Local solutions the key to high country development

Some of the 140 people who took part in a field trip at the Lake Tekapo Scientific Reserve on...
Some of the 140 people who took part in a field trip at the Lake Tekapo Scientific Reserve on November 26, before the Mackenzie Country Symposium at Twizel last Saturday. Photo by Raewyn Peart.
Outside interests are increasing pressure over development in the Mackenzie and upper Waitaki basins - not just on farmers but all residents.

But one thing was made clear by government, local body and community representatives attending the Mackenzie Country Symposium in Twizel last weekend - the solutions have to be driven by local people.

How that will be done has yet to be determined, and whether local people will be left to their own devices and how much influence "outsiders" will have is also not known.

That there are issues is very clear and not only in terms of future farming methods but in all development, from urban and rural subdivision through to tourism.

One example other than farming is the call to have the region's night sky given world heritage status. The growth of towns - particularly Twizel and Tekapo - has the potential to affect this, without controls.

Tourism development in any form - attracting more visitors to the area - also impacts on the environment. One of those is rubbish and effluent from visitors in campervans.

But the sector making the biggest impact, visually and environmentally, is still farming. Nowhere is that more graphically illustrated than with the Benmore irrigation scheme between the Ahuriri River and Lake Ruataniwha, where centre-pivots and other spray irrigation systems have transformed the former semi-barren, hieracium- and rabbit-infested tussockland into green pastures and crops.

The potential for irrigation in the region led to a proposal from three development companies for 16 intensive dairy farms housing 17,850 cows in cubicles in the Ohau and Omarama areas.

The symposium, attended by more than 200 people - of whom about half were local people including farmers, - was broken into four sessions, bringing in specialists to outline the issues as they saw them.

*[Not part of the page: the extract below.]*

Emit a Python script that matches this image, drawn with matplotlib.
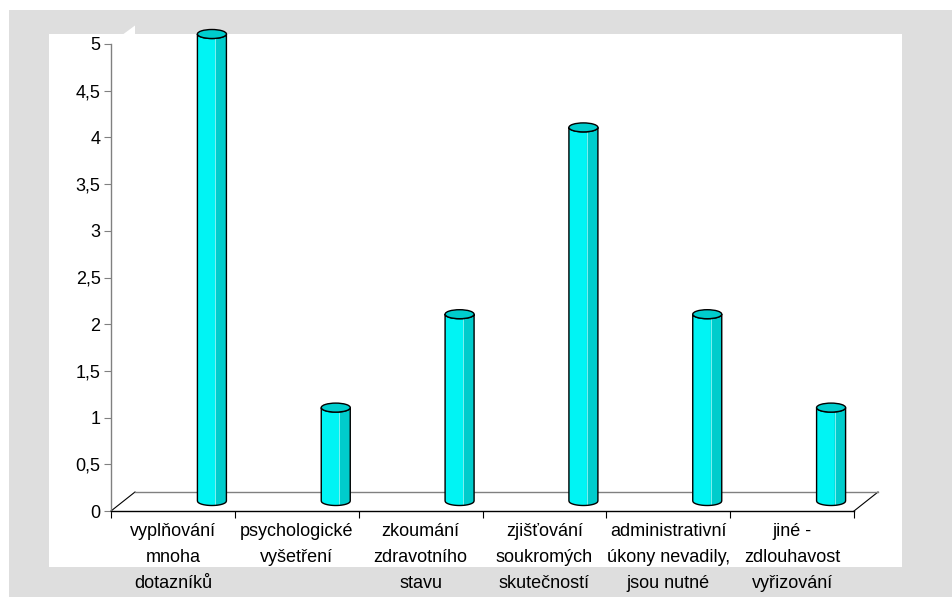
import numpy as np
import matplotlib
matplotlib.use("Agg")
import matplotlib.pyplot as plt
from matplotlib.patches import Rectangle, Polygon, Ellipse
from matplotlib.lines import Line2D

# --- data -------------------------------------------------------------
categories = [
    "vyplňování\nmnoha\ndotazníků",
    "psychologické\nvyšetření",
    "zkoumání\nzdravotního\nstavu",
    "zjišťování\nsoukromých\nskutečností",
    "administrativní\núkony nevadily,\njsou nutné",
    "jiné -\nzdlouhavost\nvyřizování",
]
values = [5, 1, 2, 4, 2, 1]
y_ticks = [0, 0.5, 1, 1.5, 2, 2.5, 3, 3.5, 4, 4.5, 5]
y_tick_labels = ["0", "0,5", "1", "1,5", "2", "2,5", "3", "3,5", "4", "4,5", "5"]

plt.rcParams["font.family"] = ["Liberation Sans", "DejaVu Sans"]

W, H = 952, 597
fig = plt.figure(figsize=(W / 100, H / 100), dpi=100)
fig.patch.set_facecolor("white")


def fig_rect(x0, y0, x1, y1, color):
    # rectangle given in pixel coords measured from the top-left corner
    fig.patches.append(Rectangle((x0 / W, 1 - y1 / H), (x1 - x0) / W, (y1 - y0) / H,
                                 transform=fig.transFigure, facecolor=color,
                                 edgecolor="none", zorder=-10))


GRAY = "#dedede"
fig_rect(9, 10, W, H, GRAY)          # chart area
fig_rect(49, 34, 902, 567, "white")  # plot area
# top corner of the back wall poking above the plot area
fig.patches.append(Polygon([(123.5 / W, 1 - 34 / H), (135 / W, 1 - 25.5 / H), (135 / W, 1 - 34 / H)],
                           closed=True, transform=fig.transFigure, facecolor="white",
                           edgecolor="none", zorder=-10))

# axes: x from 0..6 (category slots), y from 0..5
ax_l, ax_r, ax_b, ax_t = 111, 854, 511, 44
ax = fig.add_axes([ax_l / W, 1 - ax_b / H, (ax_r - ax_l) / W, (ax_b - ax_t) / H])
ax.set_zorder(5)
ax.set_facecolor("none")
n = len(categories)
ax.set_xlim(0, n)
ax.set_ylim(0, 5)

px_x = (ax_r - ax_l) / n
px_y = (ax_b - ax_t) / 5.0

for s in ("top", "right"):
    ax.spines[s].set_visible(False)
ax.spines["left"].set_color("#808080")
ax.spines["left"].set_linewidth(1.0)
ax.spines["bottom"].set_color("black")
ax.spines["bottom"].set_linewidth(1.0)

ax.set_yticks(y_ticks, labels=y_tick_labels)
ax.tick_params(axis="y", direction="out", length=5.0, width=0.8, color="#808080",
               labelsize=13, pad=2.5)

ax.set_xticks(np.arange(n + 1))
ax.set_xticklabels([])
ax.tick_params(axis="x", which="major", direction="out", length=5.0, width=0.8, color="black")
ax.set_xticks(np.arange(n) + 0.5, labels=categories, minor=True)
ax.tick_params(axis="x", which="minor", length=0, pad=9, labelsize=13)
for lbl in ax.get_xticklabels(minor=True):
    lbl.set_linespacing(1.68)
    lbl.set_horizontalalignment("center")

# floor of the 3-D chart
dx, dy = 24 / px_x, 19 / px_y
ax.add_line(Line2D([0, dx], [0, dy], color="black", lw=0.8, clip_on=False))
ax.add_line(Line2D([n, n + dx], [0, dy], color="black", lw=0.8, clip_on=False))
ax.add_line(Line2D([dx, n + dx], [dy, dy], color="#808080", lw=1.0, clip_on=False))

# cylinder bars
LIGHT = "#00f4f4"
DARK = "#00cccc"
CAP = "#00cdcd"
off_x = 39 / px_x          # bar offset into the depth
base = 10 / px_y           # base raised by the depth offset
hw = 14.5 / px_x           # half width
eh = 4.5 / px_y            # half height of end ellipses


def lower_curve(c, y, xs):
    return y - eh * np.sqrt(np.clip(1 - ((xs - c) / hw) ** 2, 0, 1))


for i, v in enumerate(values):
    c = i + 0.5 + off_x
    top = v + base
    L, R = c - hw, c + hw
    xs = np.linspace(L, R, 60)
    bottom_pts = list(zip(xs, lower_curve(c, base, xs)))
    top_pts = list(zip(xs[::-1], lower_curve(c, top, xs[::-1])))
    body = [(L, top), (L, base)] + bottom_pts + [(R, base), (R, top)] + top_pts
    ax.add_patch(Polygon(body, closed=True, facecolor=LIGHT, edgecolor="none",
                         clip_on=False, zorder=3))
    S = L + 0.62 * (R - L)
    xs2 = np.linspace(S, R, 30)
    dark = list(zip(xs2, lower_curve(c, base, xs2))) + \
        list(zip(xs2[::-1], lower_curve(c, top, xs2[::-1])))
    ax.add_patch(Polygon(dark, closed=True, facecolor=DARK, edgecolor="none",
                         clip_on=False, zorder=3))
    ax.add_line(Line2D([S, S], [lower_curve(c, base, np.array([S]))[0],
                                lower_curve(c, top, np.array([S]))[0]],
                       color="#7ff0f0", lw=0.7, clip_on=False, zorder=3))
    ax.add_patch(Polygon(body, closed=True, facecolor="none", edgecolor="black",
                         lw=1.0, clip_on=False, zorder=4))
    ax.add_patch(Ellipse((c, top), 2 * hw, 2 * eh, facecolor=CAP, edgecolor="black",
                         lw=1.0, clip_on=False, zorder=5))

fig.savefig("out.png", dpi=100)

Some of those issues, as seen by the specialists, are. -

Resources:
The area has four well-defined distinctive landforms, including moraines, terraces and floodplains, fans and wetlands with extremes of cold, drought and wind and shallow, stony, porous, infertile soils subject to wind and water erosion.

Flora and fauna have slow growth rates, are tough, long-lived and are slow to recover.

The area contains threatened species of flora and fauna.

Since 1990, land use development, including irrigation, has intensified and more is planned, diminishing opportunities for protection.

The foremost remaining opportunity for protection is the northwest area of the Mackenzie Basin.

One problem is how to draw together co-operatively the many diverse needs and expectations in the region.

Other issues include afforestation, land ownership, subdivision, land use intensification and sub-urbanisation.

The region needs resilient communities and the challenge is to link passionate views with the legitimate desire to live and work in the area.

Increased development places pressure on water quality.

User values:
The economic viability of high country farming is under threat, with returns on investment low and irrigation the major opportunity to improve productivity, particularly after the loss of land through tenure review.

There is real pressure to change the economic viability of farms, with 36% considered not viable in a 2007 survey.

Farmers are a "fiercely strong, independent group" who will not readily accept people coming into the region and telling them what to do. Many farmers had worked in the area for generations and considered themselves environmentalists.

Tourism was a major contributor to the economy of the region and the region had about 60% of New Zealand's hydro storage for electricity, generating about 20% of the nation's demand.

Conservation contributed to the economic activity of the region, not only through the creation of national and conservation parks but also through biodiversity control, including wilding tree removal.

Governance:
The Waitaki and Mackenzie district councils govern at a local level, while Environment Canterbury (ECan) administers at a regional level, with an over-arching input at a Government level.

Those authorities maintain any process in terms of providing a plan or direction within the region must be driven by local people and communities, with input from outside.

A collaborative approach is needed to avoid continued litigation. Extremist views would be ignored.

Former decisions, including tenure review and those under the Resource Management Act, cannot be revisited without compelling reasons.

Property rights need to be observed.

Of 77 Crown leasehold properties in the region, 35 are in tenure review and 21 have completed that process.

As a result, 70,000ha has become conservation land and 73,000ha has been freeholded to farmers.

The Mackenzie and Waitaki district councils have adopted different approaches in terms of the landscape and permitted or controlled activities resulting in consistencies when the region needed to be looked at as a whole.